- **The problem**
Identify all lines in the listing that include the word "with", and copy them out.

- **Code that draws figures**
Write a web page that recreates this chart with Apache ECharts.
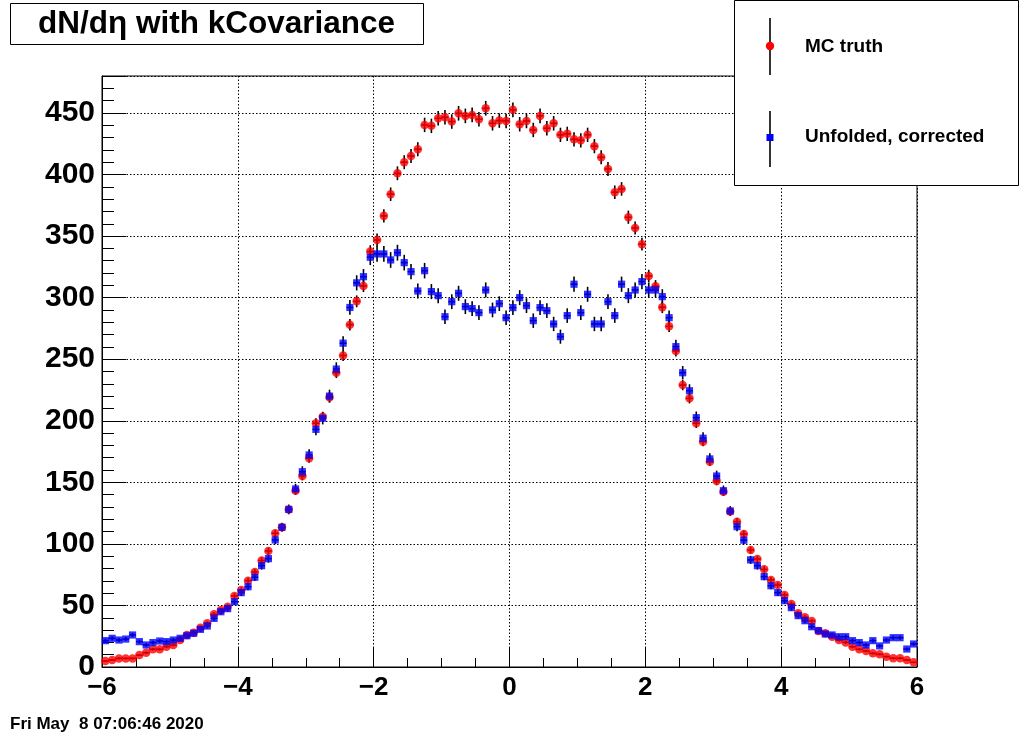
<!DOCTYPE html>
<html>
<head>
<meta charset="utf-8">
<script src="https://cdn.jsdelivr.net/npm/echarts@6/dist/echarts.min.js"></script>
<style>
html,body{margin:0;padding:0;background:#fff;}
#chart{width:1020px;height:740px;}
</style>
</head>
<body>
<div id="chart"></div>
<script>
// Histogram binning: 120 bins from -6 to 6
var binLow = -6, binWidth = 0.1;

// MC truth (red circles), per bin
var mcTruth = [
  4.9, 5.7, 7, 7, 7, 9.7, 11.6, 14.4, 14.4, 16.5,
  17.9, 21.9, 26, 27.9, 31.9, 35.5, 42.8, 46.3, 49, 57.7,
  62.5, 70.1, 77.2, 86.5, 94.2, 108.6, 113.5, 128, 143.2, 155.1,
  169.5, 198, 203.3, 219, 239, 253, 278, 297, 309.5, 337.4,
  346.8, 366.4, 384, 401, 410, 415, 420.5, 440.3, 439.5, 445.7,
  446.5, 443, 449.7, 447.6, 448.4, 444.9, 453.8, 441.6, 443.8, 443.5,
  452.5, 440.8, 443.5, 436.2, 447.6, 437.6, 441.6, 432.2, 433, 428.6,
  427.8, 432.2, 423, 414, 404.5, 385.6, 388.3, 365.3, 356.6, 343.4,
  317.6, 309.3, 292.2, 276.7, 256.7, 229, 218.2, 198, 183, 166.8,
  151.1, 142.4, 126.2, 118, 108, 95, 87.7, 79.3, 70.7, 66.6,
  58.5, 51.2, 43.6, 40.4, 37.4, 29.2, 27.4, 24.6, 21.9, 20,
  16.5, 14.4, 13, 11.1, 10.3, 8.4, 7.1, 7.1, 5.7, 3.8
];

// Unfolded, corrected (blue squares), per bin
var unfolded = [
  21.4, 23.3, 21.9, 22.7, 26, 20.6, 17.9, 19.8, 21.1, 20.6,
  21.9, 23.3, 25.4, 27.4, 30.6, 33.3, 39.5, 44.9, 47.4, 53,
  60.4, 65.2, 72.9, 82.3, 88, 103.2, 113.5, 128, 144.6, 158.6,
  172.2, 193, 202, 220, 242, 263, 292, 312, 317, 332.8,
  335.5, 335.5, 330.6, 336.5, 328.4, 321.1, 305.4, 321.9, 304.9, 301.6,
  284.5, 296.7, 303.5, 292.7, 291.1, 287.8, 306.2, 290, 295.1, 283.7,
  291.9, 300, 293.5, 281.3, 291.9, 289.4, 278.6, 268.3, 285.4, 310.9,
  287.8, 302.7, 278.6, 278.6, 296.7, 285.4, 310.9, 301.6, 306.2, 313,
  306.2, 306.2, 300.8, 283.7, 260.2, 239, 224.4, 202.5, 185.8, 169,
  155.1, 143.2, 126.7, 114, 103, 87, 82.3, 73.4, 66, 60.4,
  53.9, 48.2, 41.7, 37.6, 32.7, 29.5, 26.8, 26, 24.6, 24.6,
  21.4, 19.8, 17.9, 21.4, 17.1, 21.9, 23.8, 23.8, 14.6, 18.7
];

// Axis tick values
var xTicks = [-6, -4, -2, 0, 2, 4, 6];
var yTicks = [0, 50, 100, 150, 200, 250, 300, 350, 400, 450];

var seriesNames = ['MC truth', 'Unfolded, corrected'];
var titleText = 'dN/d\u03b7 with kCovariance';
var dateText = 'Fri May  8 07:06:46 2020';

// relative error-bar scale (statistical, ~ sqrt(N))
var mcErrScale = 0.28, unfErrScale = 0.35;

function binCenter(i) { return +(binLow + binWidth * (i + 0.5)).toFixed(3); }

function buildData(vals, scale) {
  return vals.map(function (v, i) {
    return [binCenter(i), v, scale * Math.sqrt(v)];
  });
}

var mcData = buildData(mcTruth, mcErrScale);
var unfData = buildData(unfolded, unfErrScale);

function errRender(params, api) {
  var x = api.value(0), y = api.value(1), e = api.value(2);
  var c = api.coord([x, y]);
  var t = api.coord([x, y + e]);
  var b = api.coord([x, y - e]);
  var l = api.coord([x - binWidth / 2, y]);
  var r = api.coord([x + binWidth / 2, y]);
  return {
    type: 'group',
    children: [
      { type: 'line', shape: { x1: c[0], y1: t[1], x2: c[0], y2: b[1] }, style: { stroke: '#000', lineWidth: 1.6 } },
      { type: 'line', shape: { x1: l[0], y1: c[1], x2: r[0], y2: c[1] }, style: { stroke: '#000', lineWidth: 1.6 } }
    ]
  };
}

var FONT = '"Liberation Sans", Arial, Helvetica, sans-serif';

var chart = echarts.init(document.getElementById('chart'), null, { renderer: 'canvas' });

var option = {
  backgroundColor: '#ffffff',
  animation: false,
  grid: {
    left: 102, right: 103, top: 76, bottom: 73,
    show: true, borderColor: '#000', borderWidth: 1, backgroundColor: 'transparent'
  },
  xAxis: {
    type: 'value', min: xTicks[0], max: xTicks[xTicks.length - 1], interval: 2,
    axisLine: { show: true, onZero: false, lineStyle: { color: '#000', width: 1 } },
    axisTick: { show: true, inside: true, length: 19, lineStyle: { color: '#000', width: 1 } },
    minorTick: { show: true, splitNumber: 4, length: 9, lineStyle: { color: '#000', width: 1 } },
    splitLine: { show: true, lineStyle: { color: '#000', width: 1, type: [1.5, 2] } },
    axisLabel: {
      color: '#000', fontFamily: FONT, fontWeight: 'bold', fontSize: 26, margin: 8,
      formatter: function (v) { return v < 0 ? '\u2212' + Math.abs(v) : String(v); }
    }
  },
  yAxis: {
    type: 'value', min: 0, max: 480, interval: 50,
    axisLine: { show: true, onZero: false, lineStyle: { color: '#000', width: 1 } },
    axisTick: { show: true, inside: true, length: 24, lineStyle: { color: '#000', width: 1 } },
    minorTick: { show: true, splitNumber: 5, length: 12, lineStyle: { color: '#000', width: 1 } },
    splitLine: { show: true, lineStyle: { color: '#000', width: 1, type: [1.5, 2] } },
    axisLabel: {
      color: '#000', fontFamily: FONT, fontWeight: 'bold', fontSize: 30, margin: 7,
      formatter: function (v) { return yTicks.indexOf(v) >= 0 ? String(v) : ''; }
    }
  },
  series: [
    { type: 'custom', name: seriesNames[0] + ' err', renderItem: errRender, data: mcData, encode: { x: 0, y: 1 }, silent: true },
    { type: 'scatter', name: seriesNames[0], data: mcData.map(function (d) { return [d[0], d[1]]; }),
      symbol: 'circle', symbolSize: 8.5, itemStyle: { color: '#ff0000' } },
    { type: 'custom', name: seriesNames[1] + ' err', renderItem: errRender, data: unfData, encode: { x: 0, y: 1 }, silent: true },
    { type: 'scatter', name: seriesNames[1], data: unfData.map(function (d) { return [d[0], d[1]]; }),
      symbol: 'rect', symbolSize: 7.2, itemStyle: { color: '#0000ff' } }
  ],
  graphic: [
    // title box
    { type: 'rect', left: 10, top: 3, shape: { width: 413, height: 41 },
      style: { fill: '#fff', stroke: '#000', lineWidth: 1 }, z: 10 },
    { type: 'text', x: 216.5, y: 24, z: 11,
      style: { text: titleText, font: 'bold 31.5px ' + FONT, fill: '#000', align: 'center', verticalAlign: 'middle' } },
    // legend box
    { type: 'rect', left: 734, top: 0, shape: { width: 284, height: 185 },
      style: { fill: '#fff', stroke: '#000', lineWidth: 1 }, z: 10 },
    { type: 'line', shape: { x1: 770, y1: 18, x2: 770, y2: 75 }, style: { stroke: '#000', lineWidth: 1.6 }, z: 11 },
    { type: 'circle', shape: { cx: 770, cy: 46, r: 4.2 }, style: { fill: '#ff0000' }, z: 12 },
    { type: 'text', x: 805, y: 47, z: 11,
      style: { text: seriesNames[0], font: 'bold 19px ' + FONT, fill: '#000', verticalAlign: 'middle' } },
    { type: 'line', shape: { x1: 770, y1: 111, x2: 770, y2: 167 }, style: { stroke: '#000', lineWidth: 1.6 }, z: 11 },
    { type: 'rect', shape: { x: 766.5, y: 134, width: 7, height: 7 }, style: { fill: '#0000ff' }, z: 12 },
    { type: 'text', x: 805, y: 137, z: 11,
      style: { text: seriesNames[1], font: 'bold 19px ' + FONT, fill: '#000', verticalAlign: 'middle' } },
    // date stamp
    { type: 'text', x: 10, y: 724, z: 11,
      style: { text: dateText, font: 'bold 17px ' + FONT, fill: '#000', verticalAlign: 'middle' } }
  ]
};

chart.setOption(option);
</script>
</body>
</html>
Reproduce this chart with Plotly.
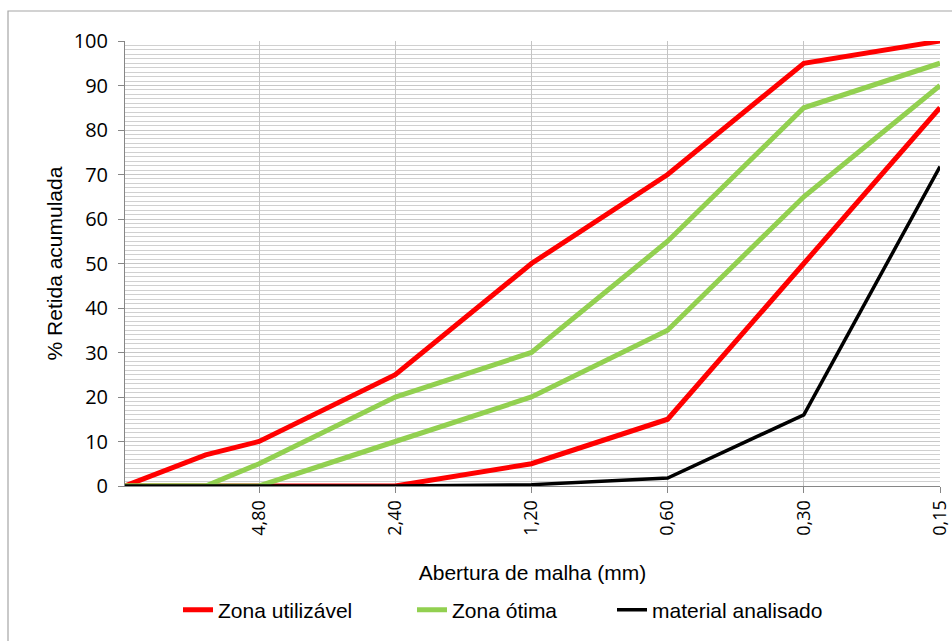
import math
import plotly.graph_objects as go

sizes = [9.5, 6.3, 4.8, 2.4, 1.2, 0.6, 0.3, 0.15]
tick_vals = [4.8, 2.4, 1.2, 0.6, 0.3, 0.15]
tick_text = ["4,80", "2,40", "1,20", "0,60", "0,30", "0,15"]

util_sup = [0, 7, 10, 25, 50, 70, 95, 100]
util_inf = [0, 0, 0, 0, 5, 15, 50, 85]
otima_sup = [0, 0, 5, 20, 30, 55, 85, 95]
otima_inf = [0, 0, 0, 10, 20, 35, 65, 90]
material = [0, 0, 0, 0, 0.3, 1.8, 16, 71.8]

RED = "#FF0000"
GREEN = "#92D050"
BLACK = "#000000"

fig = go.Figure()
fig.add_trace(go.Scatter(x=sizes, y=util_sup, mode="lines", name="Zona utilizável",
                         line=dict(color=RED, width=5), legendgroup="u", legend="legend"))
fig.add_trace(go.Scatter(x=sizes, y=util_inf, mode="lines", name="Zona utilizável",
                         line=dict(color=RED, width=5), legendgroup="u", showlegend=False,
                         legend="legend"))
fig.add_trace(go.Scatter(x=sizes, y=otima_sup, mode="lines", name="Zona ótima",
                         line=dict(color=GREEN, width=5), legendgroup="o", legend="legend2"))
fig.add_trace(go.Scatter(x=sizes, y=otima_inf, mode="lines", name="Zona ótima",
                         line=dict(color=GREEN, width=5), legendgroup="o", showlegend=False,
                         legend="legend2"))
fig.add_trace(go.Scatter(x=sizes, y=material, mode="lines", name="material analisado",
                         line=dict(color=BLACK, width=3.5), legend="legend3"))

L, R, T, B = 125, 12, 41, 155
W, H = 952, 641
pw, ph = W - L - R, H - T - B

def px_x(p):
    return (p - L) / pw

def px_y(p):
    return (H - B - p) / ph

fig.add_shape(type="rect", xref="paper", yref="paper",
              x0=px_x(8), x1=px_x(990), y0=px_y(700), y1=px_y(11),
              line=dict(color="#A6A6A6", width=1.2), fillcolor="rgba(0,0,0,0)", layer="below")

leg_font = dict(family="Liberation Sans", size=21, color="black")

def leg(xpx):
    return dict(orientation="h", x=px_x(xpx), xanchor="left", y=px_y(610), yanchor="middle",
                font=leg_font, bgcolor="rgba(0,0,0,0)")

fig.update_layout(
    width=W, height=H,
    margin=dict(l=L, r=R, t=T, b=B, autoexpand=False),
    paper_bgcolor="white", plot_bgcolor="white",
    showlegend=True,
    legend=leg(178),
    legend2=leg(412),
    legend3=leg(612),
    xaxis=dict(
        type="log",
        range=[math.log10(9.5), math.log10(0.15)],
        tickmode="array", tickvals=tick_vals, ticktext=tick_text,
        tickangle=-90, automargin=False,
        tickfont=dict(family="Open Sans", size=18, color="black"),
        showgrid=True, gridcolor="#C4C4C4", gridwidth=1,
        showline=True, linecolor="#868686", linewidth=1,
        ticks="outside", ticklen=6, tickcolor="#868686",
        zeroline=False,
        title=dict(text="Abertura de malha (mm)", standoff=30,
                   font=dict(family="Liberation Sans", size=21, color="black")),
    ),
    yaxis=dict(
        range=[0, 100], dtick=10, automargin=False,
        tickfont=dict(family="Open Sans", size=20, color="black"),
        ticklabelstandoff=6,
        showgrid=True, gridcolor="#C8C8C8", gridwidth=1,
        minor=dict(dtick=1, showgrid=True, gridcolor="#D0D0D0", gridwidth=1),
        showline=True, linecolor="#868686", linewidth=1,
        ticks="outside", ticklen=6, tickcolor="#868686",
        zeroline=False,
        title=dict(text="% Retida acumulada", standoff=5,
                   font=dict(family="Liberation Sans", size=21, color="black")),
    ),
)

fig.write_html("out.html")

- **The solution**
Write a web page that recreates this chart with Apache ECharts.
var titleText = 'dN/d\u03b7 with kCovariance';
Reproduce this chart with Plotly.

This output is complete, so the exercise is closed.